Pada tahun 2013, Badan Koordinasi Keluarga Berencana Nasional (BKKBN) mendeklarasikan bahwa jumlah perceraian di Indonesia sudah menjadi jumlah tertinggi di wilayah Asia Pasifik. Menurut Wakil Menteri Agama, Nasarudin Umar, sebanyak 70% dari kasus perceraian di Indonesia diajukan oleh pihak wanita. Tren ini juga salah satu yang diperhatikan di seluruh dunia dan diangkat oleh Michelle Wiener-Davis, penulis Divorce Remedy, yang menciptakan ungkapan 'Walk-Away Spouse Syndrom' untuk mendeskripsikan hal ini. Nona Wiener-Davis, seorang aktivis pernikahan yang penuh antusias, menjelaskan bahwa wanita bisa jadi berhenti mencoba untuk memperbaiki hubungan setelah bertahun-tahun berusaha menembus jiwa suaminya. Dia melanjutkan bahwa ketika wanita-wanita ini meninggalkan pernikahan mereka, ikatan emosional, yang menjadi bagian vital dalam sebuah hubungan bagi wanita, sudah terputus dan bahwa mungkin saja mereka sudah merencanakan untuk menyerah selama berbulan-bulan yang lalu atau bahkan bertahun-tahun. Tidak heran, jika suami yang malang yang baru menyadari bahwa dia akan kehilangan istrinya mengalami syok dan berjuang dengan sekuat tenaga untuk melakukan apapun demi pernikahannya. Ini seperti kapten kapal yang baru menyadari kapalnya akan tenggelam ketika kakinya mulai terasa basah.

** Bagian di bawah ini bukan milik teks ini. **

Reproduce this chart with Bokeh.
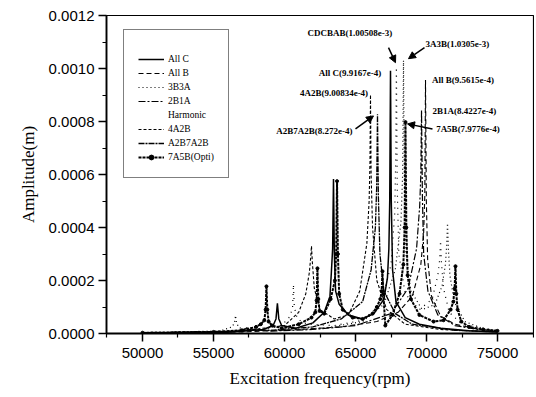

Menurut nona Wiener-Davis, pada awal pernikahan, wanita yang biasanya lebih peka, cenderung menjadi barometer sebuah hubungan. Dia cenderung mengukur dan mengatur koneksi emosional dengan pasangannya. Dia mungkin tanpa sadar bertanya : "apakah kita menghabiskan cukup waktu untuk bersama hari ini?" , "Apakah kita punya obrolan yang bermakna?" , "Apakah kita merasa terhubung?" , "Apakah kita merasa didengar, dicintai, atau dimengerti?" dan jika dia mendapatkan jawaban positif, dia akan menjalani harinya seperti biasa tanpa kekhawatiran. Tapi ketika jawabannya negatif, dia mungkin akan bertanya pada suaminya dengan lembut, seperti : "kenapa kita tidak jalan-jalan lagi?" "Apakah kamu masih mencintaiku?" "Apakah aku masih cantik?" , "Kenapa kita tidak berbicara lagi?" Sedangkan pria yang biasanya berpikir bahwa bekerja keras adalah cara untuk menunjukkan cintanya, akan melihat pertanyaan-pertanyaan tersebut sebagai pertanyaan yang sepele dan tidak penting. Hampir semua pria gagal melihat pertanyaan-pertanyaan tersebut sebagai bentuk permintaan akan perhatian suami terhadap istri. Dan mereka akan merasa bahwa istrinya mengomelinya dan mengkritiknya, sehingga dia mungkin memilih menarik diri secara emosional maupun fisik. Buruknya, hal ini justru membuat istri semakin merasa tidak didengar dan salah paham. Dan dalam kebutuhannya akan keterhubungan, dia mungkin akan meningkatkan level kritiknya agar mendapat reaksi. Pada saat seperti ini keluhannya mungkin akan terdengar seperti : "Kamu gak pernah ngapa-ngapain di rumah?" "Kamu selalu keluar dengan teman-temanmu?" , "Kamu mau nonton bola lagi hari ini?" , "Kenapa sih kamu ga pernah bantu ngurusin anak-anak?" Tentu saja pendekatan baru ini, meskipun hanya sebuah bentuk usaha istri dalam meningkatkan keseimbangan emosional dalam hubungan, tidak akan membuat hubungan dengan suami lebih baik. Di bawah bombardier kritik, dia akan bersembunyi lebih dalam lagi ke dalam goanya dan hanya akan keluar pada jarak aman dari istrinya, yaitu dengan teman-temannya. Mengomeli dan mengkritik biasanya tidak berhasil dalam menciptakan suasana cinta dan mengubah kebiasaan seseorang jarang sekali berhasil dengan cara seperti ini.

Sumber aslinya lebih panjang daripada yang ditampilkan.